What started out as a recurring fantasy for clinical psychologist Dr. Neha Chawla is now the Seattle Mindfulness Center, which opened its doors Jan. 1.
Chawla’s vision was to create a cohesive, reliable and trustworthy place for people to turn to for secular mindfulness instruction, classes and mindfulness-informed therapy.
The Seattle Mindfulness Center is housed in a two-story yellow 1902 house in north Seattle’s Phinney Ridge neighborhood.
Newly remodeled, the building includes five therapist’s offices, a large waiting room, and a suite for a massage therapist or acupuncturist. It also provides a community sitting room for meditation, and for secular mindfulness-based classes.
Visitors, who packed a recent open house, shared in the excitement about the center.
Chawla said the group room, with a large window overlooking Seattle’s Green Lake, symbolizes the heart of the center’s mission. Several of the nine therapists who share offices there begin the noon hour most days with silent meditation together, and then share lunch afterward. This is also the room where classes and community sitting groups are being held.
The center’s mission is to offer high-quality treatment, training and education, which integrates mindfulness skills with psychotherapy and counseling. Despite the popularity of mindfulness, and the number of Seattle counselors and therapists who incorporate mindfulness into their work, there hasn’t been such a place before.
Center offerings include individual, couple, and family therapy; mindfulness-based classes; community meditation groups, and professional training. The therapists there practice independently in different specialty areas, but they collectively support the center’s mission through ethical action and by practicing meditation together.

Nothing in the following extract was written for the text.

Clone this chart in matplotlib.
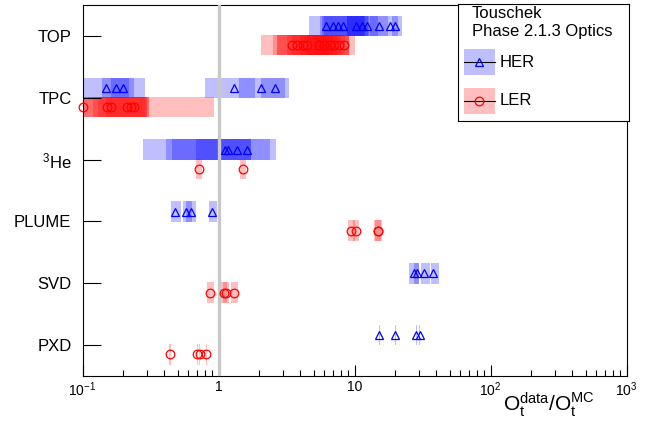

Chawla earned her doctorate in psychology at the University of Washington, and did her pre-doctoral internship at Yale University School of Medicine. As a graduate student and post-doctoral fellow at University of Washington, she and research colleagues Dr. Sarah Bowen and Dr. Alan Marlatt developed a clinical application of mindfulness they dubbed “Mindfulness-Based Relapse Prevention,” or MBRP.
Several years ago, after a year of questioning her direction, Chawla left academia to build a private practice. But her dream of creating a center, which would house therapists’ offices and a community meditation space, persisted.
“The center began coming up in conversation as far back as eight or nine years ago,” she said in a recent interview in her new office at the center. “I remember being in a stuck place for months, and then I had this moment of, ‘Maybe I should just do it, maybe I should create the space and trust that it will come together.’ ”
Despite the tremendous amount of work to organize the center, and financial commitment required, the ease with which it has so far unfolded has only strengthened Chawla’s trust.
She bought the house after sending letters to different owners in the neighborhood, found an interested seller right away, then began renovations when the previous tenants’ leases were up at the end of August. Contractors started work the next day and finished in December, two weeks ahead of schedule.
Chawla is well aware of the current concerns about secular-based mindfulness practice, which is that mindfulness may become watered down as it enters the mainstream, and that mindfulness may be appropriated by people with little experience of it.
Her experience training people to facilitate Mindfulness-Based Relapse Reduction has taught her that without an ongoing practice of their own, people can’t effectively teach mindfulness. This is because mindfulness is not based on a theoretical model, but rather on direct experience that a teacher references in guiding others.
With this in mind, she offered spaces only to therapists with a strong commitment to their own practices.
Chawla’s own experience with meditation practice began with a Buddhist psychology class and an intensive 10-day Vipassana retreat in 2003.
Although she dabbled in different traditions for a while, she has since practiced primarily in the insight meditation tradition and participated in several retreats at Insight Meditation Society in Barre, Mass., and at Cloud Mountain Retreat Center in Washington.
“This whole movement of the integration of meditation practice, Western psychology, science, and mental health work is its own tradition,” she said. “It’s its own new tradition that is really applicable to our culture and times, and is relevant for our day-to-day lives.”
Wise counsel has also supported her along the way. When Chawla and her colleagues were developing the Mindfulness-Based Relapse Prevention model, they called on Jon Kabat-Zinn, a leader in the secularization of mindfulness, to consult with them.
When raising the issue of whether only Buddhist teachers should be teaching mindfulness, he offered a response she has never forgotten: “Just do your work and let the dharma take care of itself.”
While so far all of the therapists at the center are women that’s not purposeful, but likely reflects the fact that the profession has a high proportion of women.
For any mental health clinicians seeking part-time space, there are still sublet opportunities available for people who fit the values and intentions of the center, and who maintain a regular meditation practice of their own.
The center’s website lists current offerings. These include a Tuesday night community sitting group for those wanting ongoing support for their practice, which will include basic mindfulness meditation instructions.